What is required = From the first line of the listing below to the line with "const fmt = d", print each line exactly, and nothing more. Leave out the pictures.

Data =
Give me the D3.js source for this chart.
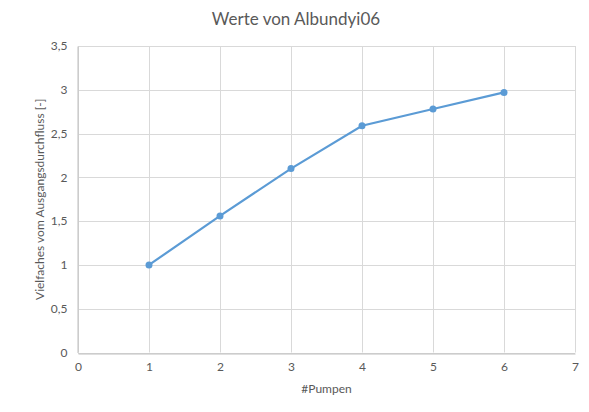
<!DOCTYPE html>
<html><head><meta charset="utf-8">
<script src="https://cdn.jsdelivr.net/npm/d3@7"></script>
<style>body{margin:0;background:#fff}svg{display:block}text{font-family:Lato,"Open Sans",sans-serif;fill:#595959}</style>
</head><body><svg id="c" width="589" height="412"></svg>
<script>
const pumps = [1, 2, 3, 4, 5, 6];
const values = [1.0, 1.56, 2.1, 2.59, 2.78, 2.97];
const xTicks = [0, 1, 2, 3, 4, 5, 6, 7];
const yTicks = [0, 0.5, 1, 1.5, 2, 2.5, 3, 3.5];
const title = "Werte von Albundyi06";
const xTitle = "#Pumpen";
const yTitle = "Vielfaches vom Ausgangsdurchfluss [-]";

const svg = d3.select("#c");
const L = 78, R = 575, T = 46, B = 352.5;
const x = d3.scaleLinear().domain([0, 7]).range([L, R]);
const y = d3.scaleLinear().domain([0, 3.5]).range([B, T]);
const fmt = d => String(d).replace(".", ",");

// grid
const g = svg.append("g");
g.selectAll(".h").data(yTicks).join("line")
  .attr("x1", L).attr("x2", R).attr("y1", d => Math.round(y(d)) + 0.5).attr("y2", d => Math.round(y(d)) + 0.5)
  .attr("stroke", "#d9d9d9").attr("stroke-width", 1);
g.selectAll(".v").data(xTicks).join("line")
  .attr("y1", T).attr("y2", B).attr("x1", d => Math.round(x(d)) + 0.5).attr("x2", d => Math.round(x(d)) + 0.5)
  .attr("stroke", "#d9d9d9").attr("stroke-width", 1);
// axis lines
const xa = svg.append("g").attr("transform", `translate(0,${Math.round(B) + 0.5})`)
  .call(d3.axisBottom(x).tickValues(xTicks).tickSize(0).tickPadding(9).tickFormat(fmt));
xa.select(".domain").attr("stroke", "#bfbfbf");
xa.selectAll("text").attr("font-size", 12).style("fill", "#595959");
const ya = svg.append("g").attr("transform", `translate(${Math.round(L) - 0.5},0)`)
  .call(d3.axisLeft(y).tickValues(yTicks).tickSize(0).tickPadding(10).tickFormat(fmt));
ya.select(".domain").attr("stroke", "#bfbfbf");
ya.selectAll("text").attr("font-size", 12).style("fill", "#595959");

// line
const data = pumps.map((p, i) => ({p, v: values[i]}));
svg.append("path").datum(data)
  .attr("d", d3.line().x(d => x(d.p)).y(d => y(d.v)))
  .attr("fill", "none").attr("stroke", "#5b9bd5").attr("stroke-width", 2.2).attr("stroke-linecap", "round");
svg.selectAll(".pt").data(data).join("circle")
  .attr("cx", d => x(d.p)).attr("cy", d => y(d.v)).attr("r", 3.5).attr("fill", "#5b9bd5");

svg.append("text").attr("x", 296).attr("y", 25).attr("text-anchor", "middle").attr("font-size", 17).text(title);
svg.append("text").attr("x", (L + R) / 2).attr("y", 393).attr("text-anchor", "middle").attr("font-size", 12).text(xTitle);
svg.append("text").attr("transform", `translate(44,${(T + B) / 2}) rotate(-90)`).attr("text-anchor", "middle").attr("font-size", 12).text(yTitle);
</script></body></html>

Written answer =
Give me the D3.js source for this chart.
<!DOCTYPE html>
<html><head><meta charset="utf-8">
<script src="https://cdn.jsdelivr.net/npm/d3@7"></script>
<style>body{margin:0;background:#fff}svg{display:block}text{font-family:Lato,"Open Sans",sans-serif;fill:#595959}</style>
</head><body><svg id="c" width="589" height="412"></svg>
<script>
const pumps = [1, 2, 3, 4, 5, 6];
const values = [1.0, 1.56, 2.1, 2.59, 2.78, 2.97];
const xTicks = [0, 1, 2, 3, 4, 5, 6, 7];
const yTicks = [0, 0.5, 1, 1.5, 2, 2.5, 3, 3.5];
const title = "Werte von Albundyi06";
const xTitle = "#Pumpen";
const yTitle = "Vielfaches vom Ausgangsdurchfluss [-]";

const svg = d3.select("#c");
const L = 78, R = 575, T = 46, B = 352.5;
const x = d3.scaleLinear().domain([0, 7]).range([L, R]);
const y = d3.scaleLinear().domain([0, 3.5]).range([B, T]);
const fmt = d => String(d).replace(".", ",");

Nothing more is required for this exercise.